Descubierto “el guiso”, a través de la cuenta de Kensington Palace, el 17 de mayo -dos días antes del enlace-, Meghan Markle confirmó en un comunicado que su padre no asistiría a la boda por “quebrantos de salud”.
Posteriormente el medio TMZ (el mismo que le habría pagado por las fotos) informó que el ex director de cine estaba en California recuperándose de un infarto. Markle habría vendido estas fotografías en unos cuantos miles de dólares -cuantifican la venta en USD 100.000.

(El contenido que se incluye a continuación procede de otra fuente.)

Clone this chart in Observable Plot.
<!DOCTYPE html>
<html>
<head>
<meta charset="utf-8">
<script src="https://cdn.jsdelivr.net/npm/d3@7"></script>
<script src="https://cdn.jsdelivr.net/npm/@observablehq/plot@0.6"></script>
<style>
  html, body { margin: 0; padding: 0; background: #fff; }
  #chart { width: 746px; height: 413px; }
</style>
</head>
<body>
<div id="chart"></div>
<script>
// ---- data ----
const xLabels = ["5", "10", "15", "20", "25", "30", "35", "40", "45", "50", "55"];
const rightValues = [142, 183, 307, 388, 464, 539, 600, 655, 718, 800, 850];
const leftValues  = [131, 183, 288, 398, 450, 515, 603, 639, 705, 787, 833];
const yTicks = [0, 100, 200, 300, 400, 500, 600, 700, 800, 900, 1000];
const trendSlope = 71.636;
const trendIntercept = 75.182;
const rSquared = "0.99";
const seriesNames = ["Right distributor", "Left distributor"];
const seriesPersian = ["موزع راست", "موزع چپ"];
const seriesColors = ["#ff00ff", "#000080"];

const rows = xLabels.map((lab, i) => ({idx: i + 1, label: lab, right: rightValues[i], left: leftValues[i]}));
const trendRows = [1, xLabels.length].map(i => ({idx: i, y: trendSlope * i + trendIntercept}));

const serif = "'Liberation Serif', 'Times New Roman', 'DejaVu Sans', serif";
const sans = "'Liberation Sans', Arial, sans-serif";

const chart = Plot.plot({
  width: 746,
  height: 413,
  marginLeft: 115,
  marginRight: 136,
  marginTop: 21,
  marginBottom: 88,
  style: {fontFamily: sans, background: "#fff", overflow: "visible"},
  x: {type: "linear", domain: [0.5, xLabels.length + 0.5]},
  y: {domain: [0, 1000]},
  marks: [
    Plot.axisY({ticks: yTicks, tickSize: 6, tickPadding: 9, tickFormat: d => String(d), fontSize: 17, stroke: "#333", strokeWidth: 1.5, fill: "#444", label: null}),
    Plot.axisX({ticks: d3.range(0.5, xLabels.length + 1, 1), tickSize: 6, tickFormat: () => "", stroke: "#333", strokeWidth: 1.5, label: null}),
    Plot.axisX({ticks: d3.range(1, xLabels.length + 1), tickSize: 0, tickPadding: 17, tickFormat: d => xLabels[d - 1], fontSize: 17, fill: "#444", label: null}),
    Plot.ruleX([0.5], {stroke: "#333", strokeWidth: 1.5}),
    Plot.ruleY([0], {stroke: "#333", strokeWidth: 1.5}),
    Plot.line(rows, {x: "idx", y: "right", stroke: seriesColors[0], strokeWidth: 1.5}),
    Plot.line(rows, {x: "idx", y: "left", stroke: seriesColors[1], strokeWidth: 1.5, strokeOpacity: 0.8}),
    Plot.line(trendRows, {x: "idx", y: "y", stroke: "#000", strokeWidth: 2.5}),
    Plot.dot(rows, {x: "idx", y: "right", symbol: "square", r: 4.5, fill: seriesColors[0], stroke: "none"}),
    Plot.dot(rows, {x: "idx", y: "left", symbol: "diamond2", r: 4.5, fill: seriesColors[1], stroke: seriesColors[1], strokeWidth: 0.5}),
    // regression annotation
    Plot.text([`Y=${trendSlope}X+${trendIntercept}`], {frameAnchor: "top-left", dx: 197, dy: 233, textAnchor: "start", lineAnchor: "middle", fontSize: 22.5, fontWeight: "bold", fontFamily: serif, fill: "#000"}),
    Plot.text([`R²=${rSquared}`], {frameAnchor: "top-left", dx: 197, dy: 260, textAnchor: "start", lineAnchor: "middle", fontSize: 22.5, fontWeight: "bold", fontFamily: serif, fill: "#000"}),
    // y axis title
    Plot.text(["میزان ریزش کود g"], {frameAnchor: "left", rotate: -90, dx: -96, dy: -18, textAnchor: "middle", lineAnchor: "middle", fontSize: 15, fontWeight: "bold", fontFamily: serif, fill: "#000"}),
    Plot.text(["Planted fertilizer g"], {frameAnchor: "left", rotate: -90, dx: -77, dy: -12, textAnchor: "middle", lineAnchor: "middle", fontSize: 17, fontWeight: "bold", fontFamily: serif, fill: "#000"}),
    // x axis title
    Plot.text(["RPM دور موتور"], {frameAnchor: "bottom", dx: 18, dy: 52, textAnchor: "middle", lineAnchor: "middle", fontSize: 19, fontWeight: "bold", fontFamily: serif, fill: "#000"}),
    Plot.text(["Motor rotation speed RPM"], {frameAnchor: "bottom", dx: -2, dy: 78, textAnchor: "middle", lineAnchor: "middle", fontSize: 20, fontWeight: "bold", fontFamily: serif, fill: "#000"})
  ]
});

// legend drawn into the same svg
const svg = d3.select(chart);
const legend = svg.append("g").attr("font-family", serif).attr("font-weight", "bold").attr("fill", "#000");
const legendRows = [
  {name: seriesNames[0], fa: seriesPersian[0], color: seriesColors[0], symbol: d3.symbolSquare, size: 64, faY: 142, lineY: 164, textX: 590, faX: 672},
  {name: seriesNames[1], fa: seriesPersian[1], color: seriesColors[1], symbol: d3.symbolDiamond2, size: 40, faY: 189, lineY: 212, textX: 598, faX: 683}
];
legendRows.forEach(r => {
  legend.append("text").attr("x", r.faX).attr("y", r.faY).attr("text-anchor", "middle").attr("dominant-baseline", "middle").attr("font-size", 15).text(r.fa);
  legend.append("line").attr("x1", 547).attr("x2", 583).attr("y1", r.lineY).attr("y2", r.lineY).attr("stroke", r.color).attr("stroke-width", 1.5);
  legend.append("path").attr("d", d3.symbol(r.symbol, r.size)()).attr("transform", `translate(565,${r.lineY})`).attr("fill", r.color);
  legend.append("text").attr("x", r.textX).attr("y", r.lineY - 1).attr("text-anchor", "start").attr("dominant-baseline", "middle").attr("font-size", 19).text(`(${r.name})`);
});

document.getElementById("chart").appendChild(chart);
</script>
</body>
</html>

Concluida la ceremonia, el señor Markle tuvo una repentina mejoría, y declaró, al mismo medio que lo retrató en el cibercafé, lo emocionante que le resultó ver por televisión la boda de su hija que ahora “es de la realeza británica”, caminando hasta el altar del brazo del Príncipe de Gales: “Mi bebé se ve hermosa y muy feliz. Me hubiese gustado estar allí.”

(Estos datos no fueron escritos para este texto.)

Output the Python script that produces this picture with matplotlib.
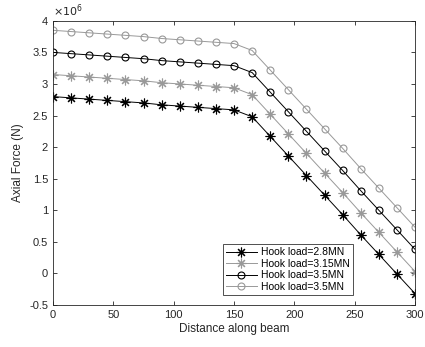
import numpy as np
import matplotlib
matplotlib.use('Agg')
import matplotlib.pyplot as plt
from matplotlib.ticker import FuncFormatter

plt.rcParams['font.family'] = ['Liberation Sans', 'DejaVu Sans']

# distance along beam
dist = [0, 15, 30, 45, 60, 75, 90, 105, 120, 135, 150,
        165, 180, 195, 210, 225, 240, 255, 270, 285, 300]

# axial force (x1e6 N)
f_28 = [2.80, 2.78, 2.76, 2.74, 2.72, 2.70, 2.67, 2.65, 2.63, 2.61, 2.59,
        2.48, 2.17, 1.86, 1.55, 1.24, 0.93, 0.61, 0.30, -0.01, -0.32]
f_315 = [3.15, 3.13, 3.11, 3.09, 3.07, 3.05, 3.02, 3.00, 2.98, 2.96, 2.94,
         2.83, 2.52, 2.21, 1.90, 1.59, 1.28, 0.96, 0.65, 0.34, 0.03]
f_35 = [3.50, 3.48, 3.46, 3.44, 3.42, 3.40, 3.37, 3.35, 3.33, 3.31, 3.29,
        3.18, 2.87, 2.56, 2.25, 1.94, 1.63, 1.31, 1.00, 0.69, 0.38]
f_385 = [3.85, 3.83, 3.81, 3.79, 3.77, 3.75, 3.72, 3.70, 3.68, 3.66, 3.64,
         3.53, 3.22, 2.91, 2.60, 2.29, 1.98, 1.66, 1.35, 1.04, 0.73]

labels = ['Hook load=2.8MN', 'Hook load=3.15MN', 'Hook load=3.5MN', 'Hook load=3.5MN']

gray = '#999999'
txt = '#262626'
star = (8, 2, 0)  # matlab-like asterisk

fig = plt.figure(figsize=(4.25, 3.47), dpi=100, facecolor='white')
ax = fig.add_axes([0.1247, 0.121, 0.852, 0.819])

scale = 1e6
ax.plot(dist, np.array(f_28) * scale, color='black', lw=0.7, marker=star, ms=7,
        mew=0.8, label=labels[0])
ax.plot(dist, np.array(f_315) * scale, color=gray, lw=0.7, marker=star, ms=7,
        mew=0.8, label=labels[1])
ax.plot(dist, np.array(f_35) * scale, color='black', lw=0.7, marker='o', ms=5,
        mfc='none', mew=0.8, label=labels[2])
ax.plot(dist, np.array(f_385) * scale, color=gray, lw=0.7, marker='o', ms=5,
        mfc='none', mew=0.8, label=labels[3])

ax.set_xlim(0, 300)
ax.set_ylim(-0.5e6, 4e6)
ax.set_xticks(np.arange(0, 301, 50))
ax.set_yticks(np.arange(-0.5e6, 4.01e6, 0.5e6))
ax.yaxis.set_major_formatter(FuncFormatter(lambda v, p: '%g' % round(v / scale, 2)))
ax.text(0.0, 1.005, r'$\times10^6$', transform=ax.transAxes, fontsize=8,
        color=txt, ha='left', va='bottom')

ax.tick_params(direction='in', top=True, right=True, labelsize=8,
               colors=txt, length=3, width=0.6)
for s in ax.spines.values():
    s.set_linewidth(0.6)
    s.set_color(txt)

ax.set_xlabel('Distance along beam', fontsize=8.5, color=txt, labelpad=2)
ax.set_ylabel('Axial Force (N)', fontsize=8.5, color=txt, labelpad=4)

leg = ax.legend(loc='lower right', bbox_to_anchor=(0.829, 0.035), fontsize=7.5,
                frameon=True, fancybox=False, edgecolor='black', handlelength=3,
                borderpad=0.3, labelspacing=0.15, handletextpad=0.4, borderaxespad=0)
leg.get_frame().set_linewidth(0.6)

fig.savefig('out.png', dpi=100, facecolor='white')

El noblesse oblige se repite…
El Príncipe Carlos no solo sustituyó la ausencia del consuegro en la nave central de la capilla, sino que también tuvo que encargarse de la madre de Meghan, mostrándose solícito con la discreta señora que debió sentirse como cucaracha en baile de gallinas. El príncipe abandonó la capilla con las dos mujeres del brazo, la madre de Meghan y su mujer, Camila de Cornualles, con su imperturbable modo de actuar flemático, como corresponde a su nobleza de cuna. La prisa es plebeya.
No hay nada que no pueda lograr el amor, ese sentimiento poderoso e inexplicable. ¿Comerán perdices?